-- Available data start --

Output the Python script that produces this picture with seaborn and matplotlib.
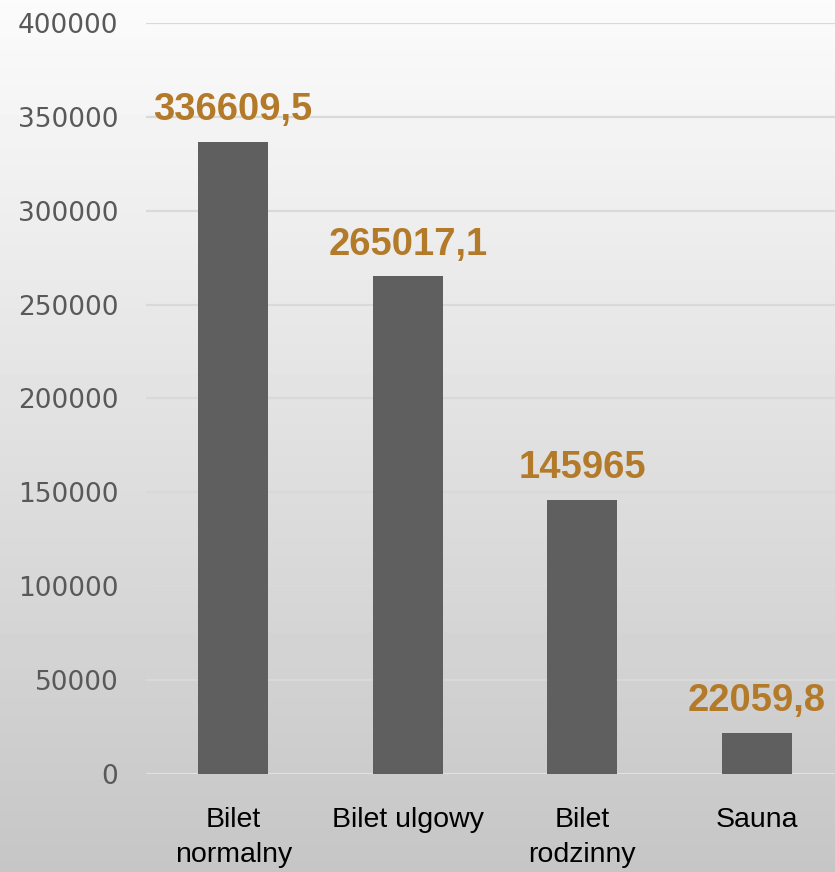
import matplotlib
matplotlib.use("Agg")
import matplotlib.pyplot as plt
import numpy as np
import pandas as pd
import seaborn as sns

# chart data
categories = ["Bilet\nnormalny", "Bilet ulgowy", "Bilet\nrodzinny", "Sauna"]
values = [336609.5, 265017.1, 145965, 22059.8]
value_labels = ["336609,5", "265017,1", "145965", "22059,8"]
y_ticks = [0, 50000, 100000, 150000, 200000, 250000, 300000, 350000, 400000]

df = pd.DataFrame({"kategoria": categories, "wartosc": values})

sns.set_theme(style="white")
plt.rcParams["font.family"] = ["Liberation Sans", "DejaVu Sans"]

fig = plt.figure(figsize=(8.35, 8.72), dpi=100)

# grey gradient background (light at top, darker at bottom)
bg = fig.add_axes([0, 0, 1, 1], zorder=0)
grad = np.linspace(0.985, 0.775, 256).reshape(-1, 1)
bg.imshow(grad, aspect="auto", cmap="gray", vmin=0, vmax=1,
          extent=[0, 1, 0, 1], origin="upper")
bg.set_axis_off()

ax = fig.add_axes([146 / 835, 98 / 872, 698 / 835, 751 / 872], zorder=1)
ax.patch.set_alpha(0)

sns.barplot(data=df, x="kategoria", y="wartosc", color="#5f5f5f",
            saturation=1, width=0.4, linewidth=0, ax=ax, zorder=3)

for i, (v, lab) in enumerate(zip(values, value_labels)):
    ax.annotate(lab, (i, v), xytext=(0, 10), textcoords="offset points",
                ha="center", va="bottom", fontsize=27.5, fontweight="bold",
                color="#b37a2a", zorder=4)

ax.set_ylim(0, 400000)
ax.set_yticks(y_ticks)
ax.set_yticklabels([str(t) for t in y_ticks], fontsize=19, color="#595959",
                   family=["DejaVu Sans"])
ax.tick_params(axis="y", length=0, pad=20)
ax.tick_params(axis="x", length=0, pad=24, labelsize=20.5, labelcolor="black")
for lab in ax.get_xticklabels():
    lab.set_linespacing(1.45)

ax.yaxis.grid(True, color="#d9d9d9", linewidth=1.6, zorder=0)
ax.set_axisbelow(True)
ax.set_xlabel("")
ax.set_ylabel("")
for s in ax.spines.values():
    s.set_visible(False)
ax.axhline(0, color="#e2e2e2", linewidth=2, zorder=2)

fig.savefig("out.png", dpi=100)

-- Available data end --
-- Available data start --

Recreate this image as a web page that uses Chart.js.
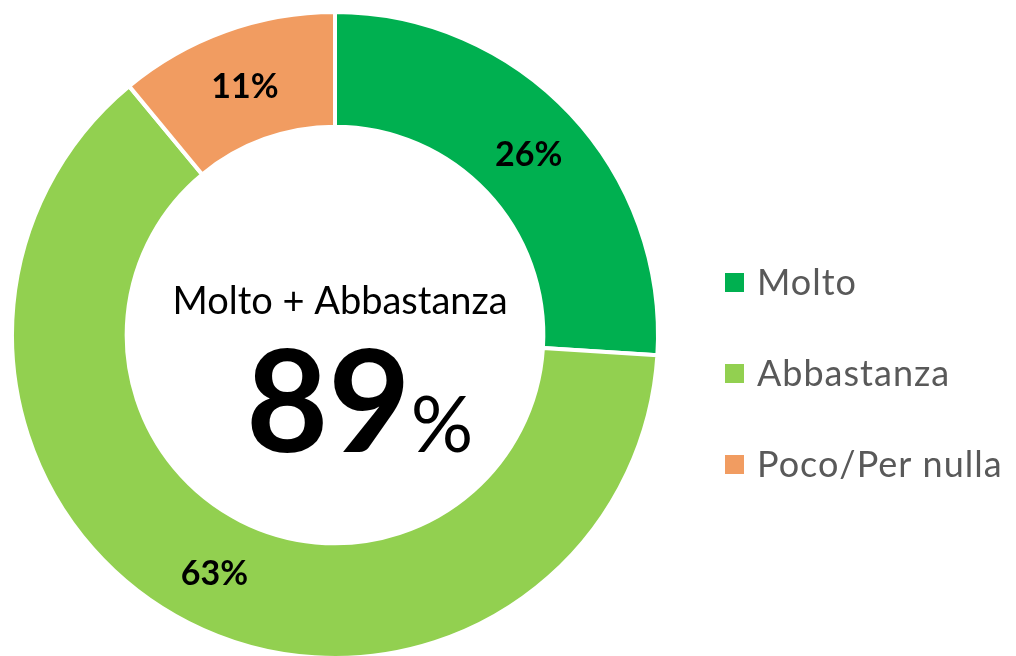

-- Available data end --
-- Available data start --

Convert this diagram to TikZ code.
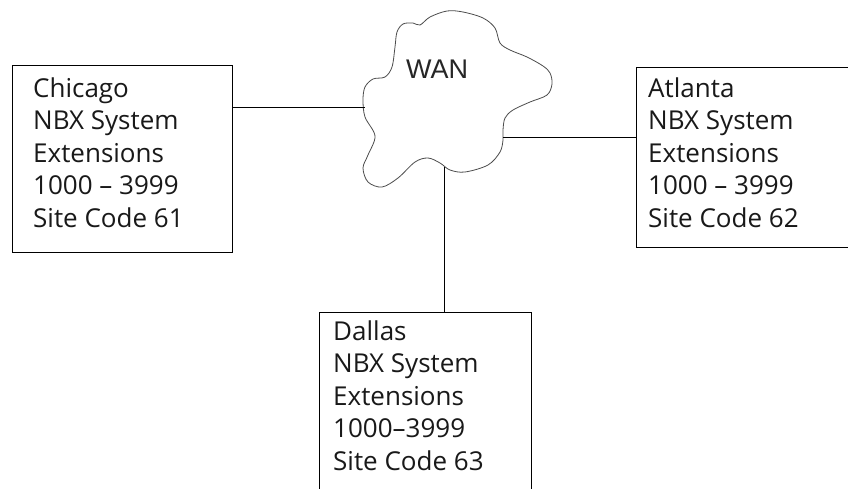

-- Available data end --

What to produce:
In the listing above, find the lines holding the word "matplotlib" and copy them.

Task output:
Output the Python script that produces this picture with seaborn and matplotlib.
import matplotlib
matplotlib.use("Agg")
import matplotlib.pyplot as plt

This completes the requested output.